Snatched was written by Katie Dippold, who also wrote several Melissa McCarthy vehicles, including the Ghostbusters reboot, and is directed by 50/50 and Warm Bodies director Jonathan Levine, and there's an odd, almost surreal quality to much of the movie. It's not just that none of Emily and Linda's situation seems remotely realistic (if it was realistic, it probably wouldn't be funny since they'd likely both be dead before the movie was even halfway through), it's that scenes will end and then abruptly transition to the next, with no real sense of how they got where they are, let alone how they got there alive. Once we get to the point where a tapeworm is coaxed out of Emily's mouth with a dangling piece of raw meat, I was expecting someone to wake up and reveal the whole thing was just a dream.

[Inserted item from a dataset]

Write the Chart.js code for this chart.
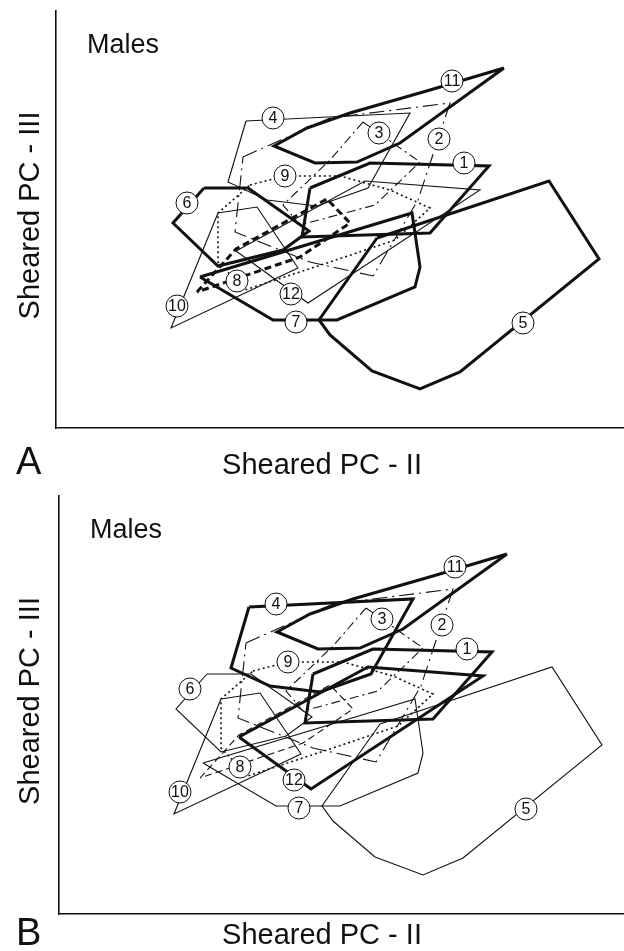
<!DOCTYPE html>
<html lang="en">
<head>
<meta charset="UTF-8" />
<title>Males - Sheared PC II vs Sheared PC III</title>
<script src="https://cdn.jsdelivr.net/npm/chart.js"></script>
<style>
  * { margin: 0; padding: 0; box-sizing: border-box; }
  body { background: #fff; width: 624px; height: 951px; overflow: hidden; }
  canvas { display: block; }
</style>
</head>
<body>
<canvas id="panelA" width="624" height="485"></canvas>
<canvas id="panelB" width="624" height="466"></canvas>

<script>
// group numbers (one convex hull per group)
const groups = ['1', '2', '3', '4', '5', '6', '7', '8', '9', '10', '11', '12'];

// hull vertices: sheared PC-II (x) and sheared PC-III (y)
const hullX = [
  [25.4, 31.4, 43.3, 37.4, 24.6],
  [18.7, 27.4, 39.4, 36.2, 31.7, 25.4, 17.9],
  [30.7, 36.4, 31.9, 24.4, 22.7, 27.4],
  [19.0, 35.4, 31.2, 26.1, 21.1, 17.2],
  [32.1, 49.3, 54.3, 40.4, 36.4, 31.6, 27.4, 26.3],
  [14.8, 19.2, 25.3, 22.7, 16.2, 11.7],
  [14.4, 35.6, 36.4, 35.9, 28.1, 21.7],
  [14.1, 18.0, 27.1, 29.4, 24.4],
  [19.4, 22.9, 28.4, 33.4, 37.4, 33.9, 27.4, 18.9, 16.2, 16.2],
  [16.2, 20.1, 24.2, 11.5],
  [44.8, 37.4, 29.4, 25.1, 21.8, 25.9, 30.1, 34.4],
  [18.0, 30.9, 42.4, 25.2]
];
const hullY = [
  [24.0, 26.5, 26.2, 19.5, 19.1],
  [27.1, 31.0, 32.5, 22.8, 15.2, 16.6, 19.6],
  [30.6, 26.6, 22.3, 20.3, 22.3, 26.8],
  [30.7, 31.5, 24.0, 22.2, 22.8, 24.6],
  [19.0, 24.7, 16.9, 5.6, 3.9, 5.7, 9.3, 10.8],
  [24.0, 24.0, 19.7, 17.8, 16.2, 20.5],
  [15.1, 21.5, 16.1, 14.1, 10.8, 10.8],
  [13.6, 17.9, 22.9, 20.5, 17.1],
  [24.3, 25.2, 25.2, 23.8, 22.0, 18.8, 16.6, 13.8, 16.6, 21.5],
  [21.5, 22.1, 16.0, 10.0],
  [36.0, 33.8, 31.5, 30.0, 28.2, 26.5, 26.6, 28.5],
  [17.7, 24.7, 23.8, 12.5]
];

// where each group number sits
const labelX = [40.8, 38.3, 32.3, 21.7, 46.7, 13.1, 24.0, 18.1, 22.9, 12.1, 39.6, 23.5];
const labelY = [26.5, 28.9, 29.5, 31.0, 10.5, 22.5, 10.6, 14.7, 25.2, 12.2, 34.7, 13.4];

// line style of each hull in panel A and panel B
const styleA = ['thick', 'longDashDot', 'dashDot', 'thin', 'thick', 'thick', 'thick', 'thickDash', 'dotted', 'thin', 'thick', 'thin'];
const styleB = ['thick', 'longDashDot', 'dashDot', 'thick', 'thin', 'thin', 'thin', 'dashed', 'dotted', 'thin', 'thick', 'thick'];

const lineStyles = {
  thick:       { w: 3,   dash: [] },
  thin:        { w: 1.1, dash: [] },
  dotted:      { w: 1.6, dash: [2, 3] },
  dashed:      { w: 1.1, dash: [7, 4] },
  thickDash:   { w: 3,   dash: [7, 4] },
  dashDot:     { w: 1.1, dash: [9, 4, 2, 4] },
  longDashDot: { w: 1.1, dash: [15, 5, 2, 5] }
};

const FONT = "'Liberation Sans', Arial, Helvetica, sans-serif";

function buildDatasets(styles) {
  return groups.map((g, i) => {
    const pts = hullX[i].map((x, j) => ({ x: x, y: hullY[i][j] }));
    pts.push(pts[0]); // close the hull
    const s = lineStyles[styles[i]];
    return {
      label: g,
      data: pts,
      showLine: true,
      fill: false,
      tension: 0,
      borderColor: '#111',
      borderWidth: s.w,
      borderDash: s.dash,
      borderJoinStyle: 'miter',
      pointRadius: 0,
      pointHoverRadius: 0
    };
  });
}

// circled group numbers + panel texts
const hullLabels = {
  id: 'hullLabels',
  afterDatasetsDraw(chart) {
    const ctx = chart.ctx;
    const xs = chart.scales.x, ys = chart.scales.y;
    ctx.save();
    ctx.setLineDash([]);
    groups.forEach((g, i) => {
      const px = xs.getPixelForValue(labelX[i]);
      const py = ys.getPixelForValue(labelY[i]);
      ctx.beginPath();
      ctx.arc(px, py, 11, 0, Math.PI * 2);
      ctx.fillStyle = '#fff';
      ctx.fill();
      ctx.lineWidth = 1;
      ctx.strokeStyle = '#111';
      ctx.stroke();
      ctx.fillStyle = '#111';
      ctx.font = '16px ' + FONT;
      ctx.textAlign = 'center';
      ctx.textBaseline = 'middle';
      ctx.fillText(g, px, py + 1);
    });
    ctx.restore();
  },
  afterDraw(chart, args, opts) {
    const ctx = chart.ctx;
    const a = chart.chartArea;
    ctx.save();
    ctx.fillStyle = '#111';
    ctx.textBaseline = 'alphabetic';
    ctx.textAlign = 'left';
    ctx.font = '27px ' + FONT;
    ctx.fillText('Males', a.left + 31, a.top + 42);
    ctx.font = '38px ' + FONT;
    ctx.fillText(opts.letter, 16, a.bottom + opts.letterDy);
    ctx.textAlign = 'center';
    ctx.font = '29px ' + FONT;
    ctx.fillText('Sheared PC - II', 322, a.bottom + opts.titleDy);
    ctx.translate(31, (a.top + a.bottom) / 2 - 4);
    ctx.rotate(-Math.PI / 2);
    ctx.textBaseline = 'middle';
    ctx.fillText('Sheared PC - III', 0, 0);
    ctx.restore();
  }
};

function makePanel(id, styles, xMax, yMax, padding, letter, letterDy, titleDy) {
  return new Chart(document.getElementById(id), {
    type: 'scatter',
    data: { datasets: buildDatasets(styles) },
    options: {
      responsive: false,
      animation: false,
      layout: { padding: padding },
      plugins: {
        legend: { display: false },
        tooltip: { enabled: false },
        hullLabels: { letter: letter, letterDy: letterDy, titleDy: titleDy }
      },
      scales: {
        x: {
          type: 'linear', min: 0, max: xMax,
          ticks: { display: false },
          grid: { display: false, drawTicks: false },
          border: { display: true, color: '#111', width: 1.6 }
        },
        y: {
          type: 'linear', min: 0, max: yMax,
          ticks: { display: false },
          grid: { display: false, drawTicks: false },
          border: { display: true, color: '#111', width: 1.6 }
        }
      }
    },
    plugins: [hullLabels]
  });
}

makePanel('panelA', styleA, 56.8, 41.7, { left: 56, top: 11, right: 0, bottom: 57 }, 'A', 46, 46);
makePanel('panelB', styleB, 56.5, 41.8, { left: 59, top: 11, right: 0, bottom: 37 }, 'B', 31, 30);
</script>
</body>
</html>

It almost feels like the surreality is a conscious attempt by the makers to try and absolve themselves of any accusations of racism or cultural insensitivity. Because, if everything else in the film is completely unrealistic, maybe you can overlook the bad timing inherent in a movie whose central villains are literally "bad hombres."
Now, I don't think Schumer, the writer, or the director are being intentionally racist at any point in Snatched. But they are being unpleasantly tone-deaf — something Schumer is not unfamiliar with — to much of the film's characterization of South America and its residents. And too often, they try to mask this by making a joke about the appearance of racism, in a "I'm not being racist, I'm making fun of racism" way.
But having to repeatedly reinforce that your movie isn't being insensitive by constantly acknowledging that insensitivity, just makes me wonder, wouldn't it be better to just... not do something that could be perceived as insensitive in the first place? Granted, it might not be easy, but really, that leads me to the biggest criticism I have with Snatched: it's lazy.
So while, yes, it is funny in parts, Snatched is ultimately a missed opportunity as a female-led comedy; as a comeback vehicle for Goldie Hawn; and as proof that the first season of Inside Amy Schumer wasn't a fluke, and Schumer is capable of continuing that same smart, uncomfortable, and most importantly, difficult comedy into her movie career.